» Provided material
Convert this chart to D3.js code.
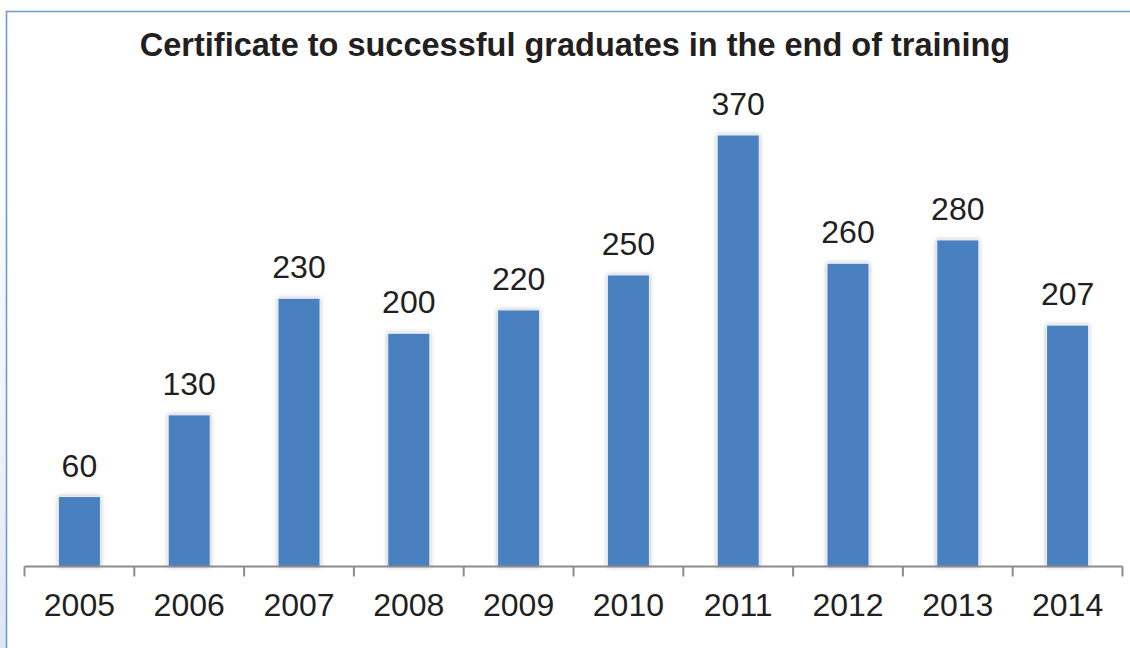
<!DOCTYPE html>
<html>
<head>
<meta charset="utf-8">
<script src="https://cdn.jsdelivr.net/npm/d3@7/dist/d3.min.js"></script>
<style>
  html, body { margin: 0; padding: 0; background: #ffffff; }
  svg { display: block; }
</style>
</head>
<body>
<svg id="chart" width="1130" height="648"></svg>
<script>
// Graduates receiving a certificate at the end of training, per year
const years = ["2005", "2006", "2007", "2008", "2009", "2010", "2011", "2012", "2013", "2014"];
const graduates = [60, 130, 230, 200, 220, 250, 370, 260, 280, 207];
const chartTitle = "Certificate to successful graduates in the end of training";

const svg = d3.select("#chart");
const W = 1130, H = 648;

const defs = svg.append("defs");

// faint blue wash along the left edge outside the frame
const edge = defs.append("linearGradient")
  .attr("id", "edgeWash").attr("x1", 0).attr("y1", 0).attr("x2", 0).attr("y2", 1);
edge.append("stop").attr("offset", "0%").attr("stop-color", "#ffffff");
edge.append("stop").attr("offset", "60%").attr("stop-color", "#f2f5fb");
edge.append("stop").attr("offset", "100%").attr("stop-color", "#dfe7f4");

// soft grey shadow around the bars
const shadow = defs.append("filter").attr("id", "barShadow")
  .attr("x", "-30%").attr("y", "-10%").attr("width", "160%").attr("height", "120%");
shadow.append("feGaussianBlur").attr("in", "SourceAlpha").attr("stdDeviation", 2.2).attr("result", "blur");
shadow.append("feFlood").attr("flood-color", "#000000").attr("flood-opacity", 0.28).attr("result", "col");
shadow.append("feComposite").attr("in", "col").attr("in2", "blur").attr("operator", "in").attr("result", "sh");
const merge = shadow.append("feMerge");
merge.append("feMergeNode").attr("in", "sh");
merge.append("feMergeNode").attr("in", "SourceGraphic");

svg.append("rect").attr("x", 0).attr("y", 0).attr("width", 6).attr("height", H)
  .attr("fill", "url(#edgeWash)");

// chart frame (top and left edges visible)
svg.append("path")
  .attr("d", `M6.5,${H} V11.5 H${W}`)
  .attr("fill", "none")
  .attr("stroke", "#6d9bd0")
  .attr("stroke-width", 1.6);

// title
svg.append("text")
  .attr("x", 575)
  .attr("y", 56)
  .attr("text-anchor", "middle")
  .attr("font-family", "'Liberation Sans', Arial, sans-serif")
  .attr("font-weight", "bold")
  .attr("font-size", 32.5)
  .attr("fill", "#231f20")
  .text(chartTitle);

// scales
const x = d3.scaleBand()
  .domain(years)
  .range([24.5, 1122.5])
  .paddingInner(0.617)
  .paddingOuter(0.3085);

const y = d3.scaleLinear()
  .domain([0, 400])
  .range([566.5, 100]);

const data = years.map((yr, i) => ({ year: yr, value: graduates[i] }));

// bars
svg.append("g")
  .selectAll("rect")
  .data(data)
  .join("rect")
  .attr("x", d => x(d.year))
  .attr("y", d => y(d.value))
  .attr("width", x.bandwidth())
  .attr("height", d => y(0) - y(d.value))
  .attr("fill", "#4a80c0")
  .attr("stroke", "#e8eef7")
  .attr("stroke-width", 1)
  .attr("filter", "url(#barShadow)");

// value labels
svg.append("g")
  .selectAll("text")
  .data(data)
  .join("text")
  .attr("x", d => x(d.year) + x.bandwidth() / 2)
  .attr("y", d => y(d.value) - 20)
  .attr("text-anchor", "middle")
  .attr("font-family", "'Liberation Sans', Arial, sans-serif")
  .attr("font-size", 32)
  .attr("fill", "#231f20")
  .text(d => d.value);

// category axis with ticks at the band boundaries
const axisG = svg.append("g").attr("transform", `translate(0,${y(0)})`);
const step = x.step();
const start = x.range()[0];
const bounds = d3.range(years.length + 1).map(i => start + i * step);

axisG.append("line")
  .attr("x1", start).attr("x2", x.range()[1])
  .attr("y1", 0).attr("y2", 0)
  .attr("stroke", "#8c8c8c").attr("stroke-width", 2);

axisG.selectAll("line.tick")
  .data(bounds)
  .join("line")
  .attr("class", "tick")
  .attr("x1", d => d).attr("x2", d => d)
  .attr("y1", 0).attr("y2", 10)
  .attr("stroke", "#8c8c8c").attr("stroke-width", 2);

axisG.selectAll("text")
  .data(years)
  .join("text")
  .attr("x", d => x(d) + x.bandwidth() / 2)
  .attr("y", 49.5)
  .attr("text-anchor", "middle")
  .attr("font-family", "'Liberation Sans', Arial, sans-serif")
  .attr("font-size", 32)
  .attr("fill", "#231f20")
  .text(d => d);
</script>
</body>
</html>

» Aim
Quote the data above in full, leaving out the pictures it holds.

» Response to the task
Convert this chart to D3.js code.
<!DOCTYPE html>
<html>
<head>
<meta charset="utf-8">
<script src="https://cdn.jsdelivr.net/npm/d3@7/dist/d3.min.js"></script>
<style>
  html, body { margin: 0; padding: 0; background: #ffffff; }
  svg { display: block; }
</style>
</head>
<body>
<svg id="chart" width="1130" height="648"></svg>
<script>
// Graduates receiving a certificate at the end of training, per year
const years = ["2005", "2006", "2007", "2008", "2009", "2010", "2011", "2012", "2013", "2014"];
const graduates = [60, 130, 230, 200, 220, 250, 370, 260, 280, 207];
const chartTitle = "Certificate to successful graduates in the end of training";

const svg = d3.select("#chart");
const W = 1130, H = 648;

const defs = svg.append("defs");

// faint blue wash along the left edge outside the frame
const edge = defs.append("linearGradient")
  .attr("id", "edgeWash").attr("x1", 0).attr("y1", 0).attr("x2", 0).attr("y2", 1);
edge.append("stop").attr("offset", "0%").attr("stop-color", "#ffffff");
edge.append("stop").attr("offset", "60%").attr("stop-color", "#f2f5fb");
edge.append("stop").attr("offset", "100%").attr("stop-color", "#dfe7f4");

// soft grey shadow around the bars
const shadow = defs.append("filter").attr("id", "barShadow")
  .attr("x", "-30%").attr("y", "-10%").attr("width", "160%").attr("height", "120%");
shadow.append("feGaussianBlur").attr("in", "SourceAlpha").attr("stdDeviation", 2.2).attr("result", "blur");
shadow.append("feFlood").attr("flood-color", "#000000").attr("flood-opacity", 0.28).attr("result", "col");
shadow.append("feComposite").attr("in", "col").attr("in2", "blur").attr("operator", "in").attr("result", "sh");
const merge = shadow.append("feMerge");
merge.append("feMergeNode").attr("in", "sh");
merge.append("feMergeNode").attr("in", "SourceGraphic");

svg.append("rect").attr("x", 0).attr("y", 0).attr("width", 6).attr("height", H)
  .attr("fill", "url(#edgeWash)");

// chart frame (top and left edges visible)
svg.append("path")
  .attr("d", `M6.5,${H} V11.5 H${W}`)
  .attr("fill", "none")
  .attr("stroke", "#6d9bd0")
  .attr("stroke-width", 1.6);

// title
svg.append("text")
  .attr("x", 575)
  .attr("y", 56)
  .attr("text-anchor", "middle")
  .attr("font-family", "'Liberation Sans', Arial, sans-serif")
  .attr("font-weight", "bold")
  .attr("font-size", 32.5)
  .attr("fill", "#231f20")
  .text(chartTitle);

// scales
const x = d3.scaleBand()
  .domain(years)
  .range([24.5, 1122.5])
  .paddingInner(0.617)
  .paddingOuter(0.3085);

const y = d3.scaleLinear()
  .domain([0, 400])
  .range([566.5, 100]);

const data = years.map((yr, i) => ({ year: yr, value: graduates[i] }));

// bars
svg.append("g")
  .selectAll("rect")
  .data(data)
  .join("rect")
  .attr("x", d => x(d.year))
  .attr("y", d => y(d.value))
  .attr("width", x.bandwidth())
  .attr("height", d => y(0) - y(d.value))
  .attr("fill", "#4a80c0")
  .attr("stroke", "#e8eef7")
  .attr("stroke-width", 1)
  .attr("filter", "url(#barShadow)");

// value labels
svg.append("g")
  .selectAll("text")
  .data(data)
  .join("text")
  .attr("x", d => x(d.year) + x.bandwidth() / 2)
  .attr("y", d => y(d.value) - 20)
  .attr("text-anchor", "middle")
  .attr("font-family", "'Liberation Sans', Arial, sans-serif")
  .attr("font-size", 32)
  .attr("fill", "#231f20")
  .text(d => d.value);

// category axis with ticks at the band boundaries
const axisG = svg.append("g").attr("transform", `translate(0,${y(0)})`);
const step = x.step();
const start = x.range()[0];
const bounds = d3.range(years.length + 1).map(i => start + i * step);

axisG.append("line")
  .attr("x1", start).attr("x2", x.range()[1])
  .attr("y1", 0).attr("y2", 0)
  .attr("stroke", "#8c8c8c").attr("stroke-width", 2);

axisG.selectAll("line.tick")
  .data(bounds)
  .join("line")
  .attr("class", "tick")
  .attr("x1", d => d).attr("x2", d => d)
  .attr("y1", 0).attr("y2", 10)
  .attr("stroke", "#8c8c8c").attr("stroke-width", 2);

axisG.selectAll("text")
  .data(years)
  .join("text")
  .attr("x", d => x(d) + x.bandwidth() / 2)
  .attr("y", 49.5)
  .attr("text-anchor", "middle")
  .attr("font-family", "'Liberation Sans', Arial, sans-serif")
  .attr("font-size", 32)
  .attr("fill", "#231f20")
  .text(d => d);
</script>
</body>
</html>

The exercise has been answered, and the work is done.